Il blog di
Piero Chiappano


Ispirato a una canzone di Bruce Springsteen, Land of Hope and Dreams, questo spazio sostiene che sono la speranza e i sogni a guidare le azioni degli uomini. Chi dice che siano i soldi ha solamente vissuto male una sconfitta.
Questo spazio è dedicato al mondo del lavoro, di cui approfondisce limiti, potenzialità, contraddizioni e utilizza come chiave di lettura la musica, che diventa metafora di accesso all'autoformazione e alla consapevolezza di sé.

Land of Hope and Dreams

"This train carries saints and sinners, this train carries loosers and winners,
this train carries whores and gamblers, this train carries lost souls..."

Bruce Springsteen - Land of Hope and Dreams (2001)

martedì 6 maggio 2014

Librerie che chiudono e mercato del lavoro

Hanno buttato giù l’Odeon
E ci faranno un discount
Un altro sogno che uccidono…

cantava Eros Ramazzotti nel 1996 sulle musiche di Maurizio Fabrizio, raccontando i tempi che cambiano e rubano magia ai ricordi di gioventù.
Questa canzone mi è tornata in mente dopo aver scoperto che la libreria da cui mi fornisco abitualmente all’interno di un centro commerciale ha chiuso i battenti. Ho così realizzato che per comprare un libro che non sia l’ultimo peto di Bruno Vespa o l’ennesimo rutto di Sgarbi mi tocca farmi, da casa al negozio, qualcosa come 20-25 Km. Certo, a dire che l’editoria tradizionale è in crisi scopro l’acqua calda, ma vorrei utilizzare questo esempio per riflettere su come il mercato del lavoro sia cambiato per sempre.

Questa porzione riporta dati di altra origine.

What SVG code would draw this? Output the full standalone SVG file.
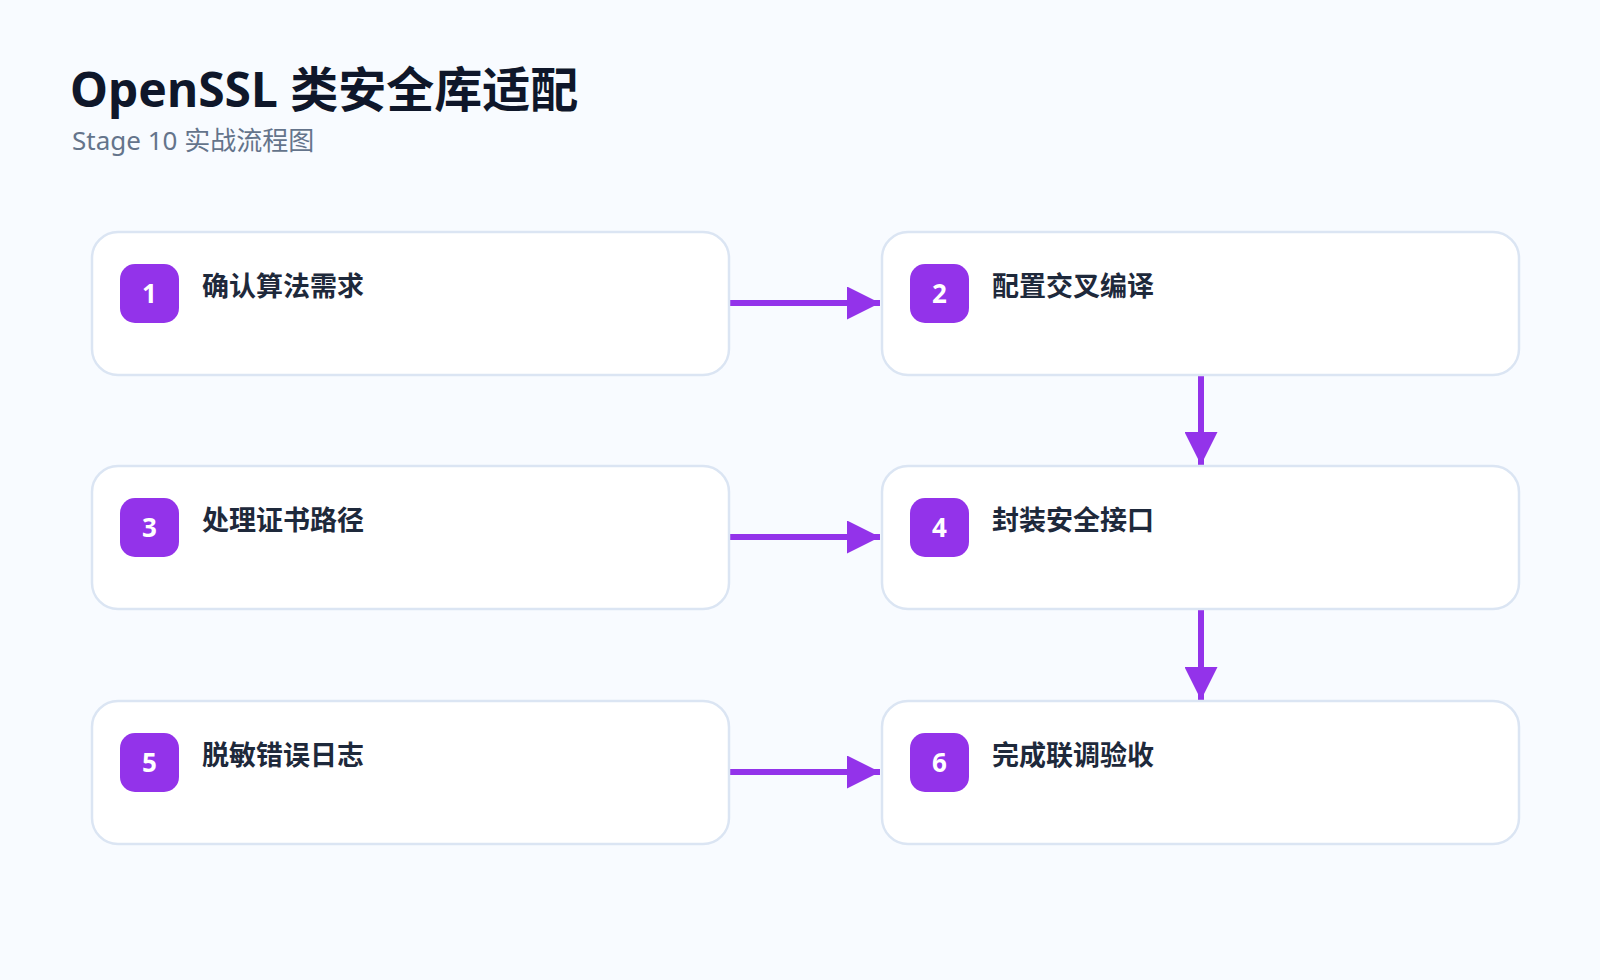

La grande distribuzione è ormai una gara a sportellate tra competitors, il piccolo commercio non ha la forza finanziaria per ripartire, il made in Italy di qualità è costretto a spendere più soldi in marketing che in produzione, le “nobili” professioni (dentista, avvocato, architetto, ecc.) sono in overbooking, le multinazionali delocalizzano, lo Stato preferisce fare la carità (le famose 80€) a chi ha già un lavoro anziché varare misure vere e non propagandistiche per l’occupazione, i giovani imparano l’inglese senza conoscere l’italiano.
Personalmente credo che le aziende italiane ripartiranno, ma almeno a due condizioni:

1) devono liberarsi di una classe manageriale che è più incolta e antistorica della politica nazionale: manager privati e pubblici che devono la carriera a qualche cordata di varia estrazione (anche occulta), ottimi manutentori e garanti dello status quo, ma incapaci di prendere decisioni orientate al futuro. Bisogna avere il coraggio di valorizzare il merito e bocciare la compiacenza.

2) devono rifondare i metodi di selezione del personale: gli esperti di recruiting praticano ancora il colloquio basato sui titoli accademici, sulla presunta coerenza delle esperienze, sulle prospettive di carriera ecc. Tutte variabili adatte a selezionare dei miti esecutori, non persone creative, con idee innovative e utili per uscire dalla crisi. Mentre la storia recente dell’economia non fa che rivelarci che il percorso di un talento è fatto di salti, tentativi, errori, cambi repentini di rotta, faccia tosta e fiducia in se stessi (quella vera, non quella millantata dai firewalking): puledri difficili da tenere a bada, ma in definitiva, per quanto orientati all’affermazione personale, elargitori di posti di lavoro e creatori di opportunità per tutti. Prendano spunto dall’arte: nella musica i voti e i titoli non contano niente, conta il feeling, quell’empatia hard e soft che cementa i rapporti professionali, creando stima, emulazione e vantaggi reciproci.